REQUIREMENT:
Extract, exactly as written, each line from the start of the records below to the line containing "import * as", both ends included; drop the pictures.

RAW DATA:
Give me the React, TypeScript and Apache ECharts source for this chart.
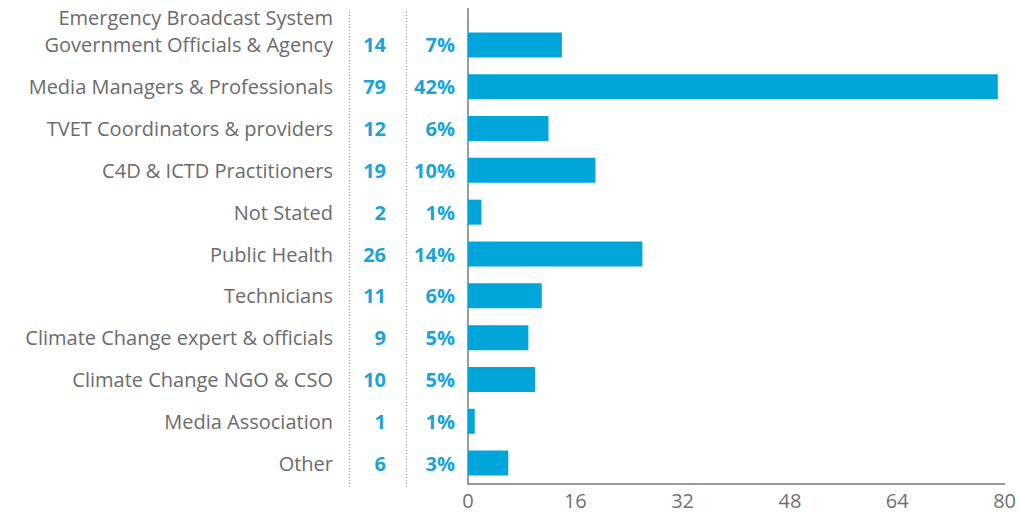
import React, { useEffect, useRef } from "react";
import * as echarts from "echarts";

const categories = [
  "Emergency Broadcast System\nGovernment Officials & Agency",
  "Media Managers & Professionals",
  "TVET Coordinators & providers",
  "C4D & ICTD Practitioners",
  "Not Stated",
  "Public Health",
  "Technicians",
  "Climate Change expert & officials",
  "Climate Change NGO & CSO",
  "Media Association",
  "Other",
];
const counts = [14, 79, 12, 19, 2, 26, 11, 9, 10, 1, 6];
const percents = [7, 42, 6, 10, 1, 14, 6, 5, 5, 1, 3];
const xTicks = { min: 0, max: 80, interval: 16 };

const BLUE = "#00A6DA";
const FONT = "Open Sans";

export default function App() {
  const ref = useRef<HTMLDivElement>(null);
  useEffect(() => {
    if (!ref.current) return;
    const chart = echarts.init(ref.current, undefined, { renderer: "svg" });
    const gridLeft = 468;
    const gridTop = 24;
    const gridBottom = 484;
    const labelAxis = (data: string[], margin: number, style: any) => ({
      type: "category",
      data,
      inverse: true,
      position: "left",
      axisLine: { show: false },
      axisTick: { show: false },
      splitLine: { show: false },
      axisLabel: { margin, interval: 0, align: "right", ...style },
    });
    chart.setOption({
      animation: false,
      grid: { left: gridLeft, top: gridTop, width: 538, height: gridBottom - gridTop, containLabel: false },
      xAxis: {
        type: "value",
        min: xTicks.min,
        max: xTicks.max,
        interval: xTicks.interval,
        axisLine: { show: true, onZero: false, lineStyle: { color: "#7a7a7a", width: 1.5 } },
        axisTick: { show: false },
        splitLine: { show: false },
        axisLabel: { color: "#707070", fontSize: 20, fontFamily: FONT, margin: 6 },
      },
      yAxis: [
        {
          type: "category",
          data: categories.map((c) => (c.includes("\n") ? c + "\n" : c)),
          inverse: true,
          axisLine: { show: true, onZero: false, lineStyle: { color: "#7a7a7a", width: 1.5 } },
          axisTick: { show: false },
          splitLine: { show: false },
          axisLabel: {
            margin: 135,
            interval: 0,
            align: "right",
            color: "#6b6b6b",
            fontSize: 20,
            fontFamily: FONT,
            lineHeight: 27,
          },
        },
        labelAxis(counts.map(String), 82, {
          color: "#1BA3D8",
          fontSize: 20,
          fontFamily: FONT,
          fontWeight: "bold",
        }),
        labelAxis(percents.map((p) => p + "%"), 13, {
          color: "#1BA3D8",
          fontSize: 20,
          fontFamily: FONT,
          fontWeight: "bold",
        }),
      ],
      series: [
        {
          type: "bar",
          data: counts,
          yAxisIndex: 0,
          barWidth: 25,
          itemStyle: { color: BLUE },
        },
      ],
      graphic: [
        {
          type: "line",
          shape: { x1: gridLeft, y1: 8, x2: gridLeft, y2: gridTop },
          style: { stroke: "#7a7a7a", lineWidth: 1.5 },
        },
        {
          type: "line",
          shape: { x1: 349.5, y1: 12, x2: 349.5, y2: 489 },
          style: { stroke: "#9a9a9a", lineWidth: 1, lineDash: [1, 2] },
        },
        {
          type: "line",
          shape: { x1: 406.5, y1: 12, x2: 406.5, y2: 488 },
          style: { stroke: "#9a9a9a", lineWidth: 1, lineDash: [1, 2] },
        },
      ],
    });
    return () => chart.dispose();
  }, []);
  return (
    <div
      ref={ref}
      style={{ position: "fixed", left: 0, top: 0, width: 1019, height: 516, background: "#ffffff" }}
    />
  );
}
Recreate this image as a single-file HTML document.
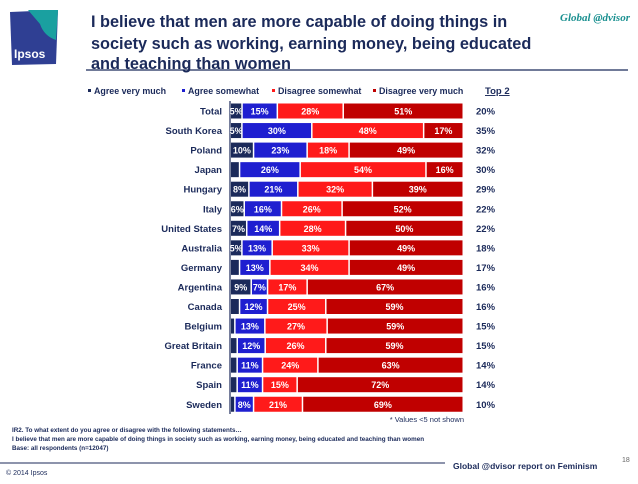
<!DOCTYPE html>
<html><head><meta charset="utf-8"><style>
body{margin:0;width:638px;height:479px;background:#fff;overflow:hidden;font-family:"Liberation Sans",Arial,sans-serif;}
</style></head><body>
<svg id="c" width="638" height="479" xmlns="http://www.w3.org/2000/svg">
<g>
<path d="M10 12 L58 10 L56 64 L12 65 Z" fill="#2f3f93"/>
<path d="M28 10 L58 10 L56 40 Q44 36 40 24 Z" fill="#1aa0a0"/>
<text x="14" y="58" font-size="12" fill="#fff" font-weight="bold">Ipsos</text>
</g>
<text x="91" y="27" font-size="16.3" font-weight="bold" fill="#1b2a5a">I believe that men are more capable of doing things in</text>
<text x="91" y="49" font-size="16.3" font-weight="bold" fill="#1b2a5a">society such as working, earning money, being educated</text>
<text x="91" y="69" font-size="16.3" font-weight="bold" fill="#1b2a5a">and teaching than women</text>
<line x1="86" y1="70" x2="628" y2="70" stroke="#1b2a5a" stroke-width="1.2"/>
<text x="630" y="21" font-size="11" font-style="italic" font-weight="bold" fill="#1a9090" text-anchor="end" font-family="Liberation Serif,serif">Global @dvisor</text>
<g font-size="8.9" font-weight="bold" fill="#1b2a5a">
<rect x="88" y="89" width="3" height="3" fill="#1b2a5a"/><text x="94" y="94">Agree very much</text>
<rect x="182" y="89" width="3" height="3" fill="#1f1fd0"/><text x="188" y="94">Agree somewhat</text>
<rect x="272" y="89" width="3" height="3" fill="#ff1a1a"/><text x="278" y="94">Disagree somewhat</text>
<rect x="373" y="89" width="3" height="3" fill="#c00000"/><text x="379" y="94">Disagree very much</text>
</g>
<text x="485" y="94" font-size="9.5" font-weight="bold" fill="#1b2a5a" text-decoration="underline">Top 2</text>
<line x1="230" y1="101" x2="230" y2="414" stroke="#1b2a5a" stroke-width="1.2"/>
<g id="bars"></g>
<text x="464" y="422" font-size="7.5" fill="#1b2a5a" text-anchor="end">* Values &lt;5 not shown</text>
<g font-size="6.3" font-weight="bold" fill="#1b2a5a">
<text x="12" y="432">IR2. To what extent do you agree or disagree with the following statements…</text>
<text x="12" y="441">I believe that men are more capable of doing things in society such as working, earning money, being educated and teaching than women</text>
<text x="12" y="450">Base: all respondents (n=12047)</text>
</g>
<line x1="0" y1="463" x2="445" y2="463" stroke="#1b2a5a" stroke-width="1"/>
<text x="453" y="469" font-size="8.5" font-weight="bold" fill="#1b2a5a">Global @dvisor report on Feminism</text>
<text x="622" y="462" font-size="7" fill="#666">18</text>
<text x="6" y="475" font-size="7" fill="#1b2a5a">© 2014 Ipsos</text>
</svg>
<script>
const countries=["Total","South Korea","Poland","Japan","Hungary","Italy","United States","Australia","Germany","Argentina","Canada","Belgium","Great Britain","France","Spain","Sweden"];
const agreeVery=[5,5,10,4,8,6,7,5,4,9,4,2,3,3,3,2];
const agreeSome=[15,30,23,26,21,16,14,13,13,7,12,13,12,11,11,8];
const disagreeSome=[28,48,18,54,32,26,28,33,34,17,25,27,26,24,15,21];
const disagreeVery=[51,17,49,16,39,52,50,49,49,67,59,59,59,63,72,69];
const top2=[20,35,32,30,29,22,22,18,17,16,16,15,15,14,14,10];
const series=[agreeVery,agreeSome,disagreeSome,disagreeVery];
const colors=["#1b2a5a","#1f1fd0","#ff1a1a","#c00000"];
const names=["agree-very","agree-somewhat","disagree-somewhat","disagree-very"];
const X0=231,X1=464,Y0=111,STEP=19.55,BH=15;
const ns="http://www.w3.org/2000/svg";
const g=document.getElementById('bars');
function yOf(i){return Y0+i*STEP;}
countries.forEach((c,i)=>{
  const y=yOf(i);
  const tot=series.reduce((s,a)=>s+a[i],0);
  const lab=document.createElementNS(ns,'text');
  
  
  lab.setAttribute('x',222);lab.setAttribute('y',y+3.5);
  lab.setAttribute('text-anchor','end');lab.setAttribute('font-size','9.5');
  lab.setAttribute('font-weight','bold');lab.setAttribute('fill','#1b2a5a');
  lab.textContent=c;g.appendChild(lab);
  let x=X0;
  series.forEach((s,k)=>{
    const w=s[i]/tot*(X1-X0);
    const r=document.createElementNS(ns,'rect');
    
    
    r.setAttribute('x',x);r.setAttribute('y',y-BH/2);
    r.setAttribute('width',Math.max(w-1.5,0.5));r.setAttribute('height',BH);
    r.setAttribute('fill',colors[k]);g.appendChild(r);
    if(s[i]>=5){
      const t=document.createElementNS(ns,'text');
      
      
      t.setAttribute('x',x+(w-1.5)/2);t.setAttribute('y',y+3.5);
      t.setAttribute('text-anchor','middle');t.setAttribute('font-size','9');
      t.setAttribute('font-weight','bold');t.setAttribute('fill','#fff');
      t.textContent=s[i]+'%';g.appendChild(t);
    }
    x+=w;
  });
  const tt=document.createElementNS(ns,'text');
  
  
  tt.setAttribute('x',476);tt.setAttribute('y',y+3.5);
  tt.setAttribute('font-size','9.5');tt.setAttribute('font-weight','bold');
  tt.setAttribute('fill','#1b2a5a');tt.textContent=top2[i]+'%';g.appendChild(tt);
});
</script>
</body></html>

EXERCISE RESULT:
Give me the React, TypeScript and Apache ECharts source for this chart.
import React, { useEffect, useRef } from "react";
import * as echarts from "echarts";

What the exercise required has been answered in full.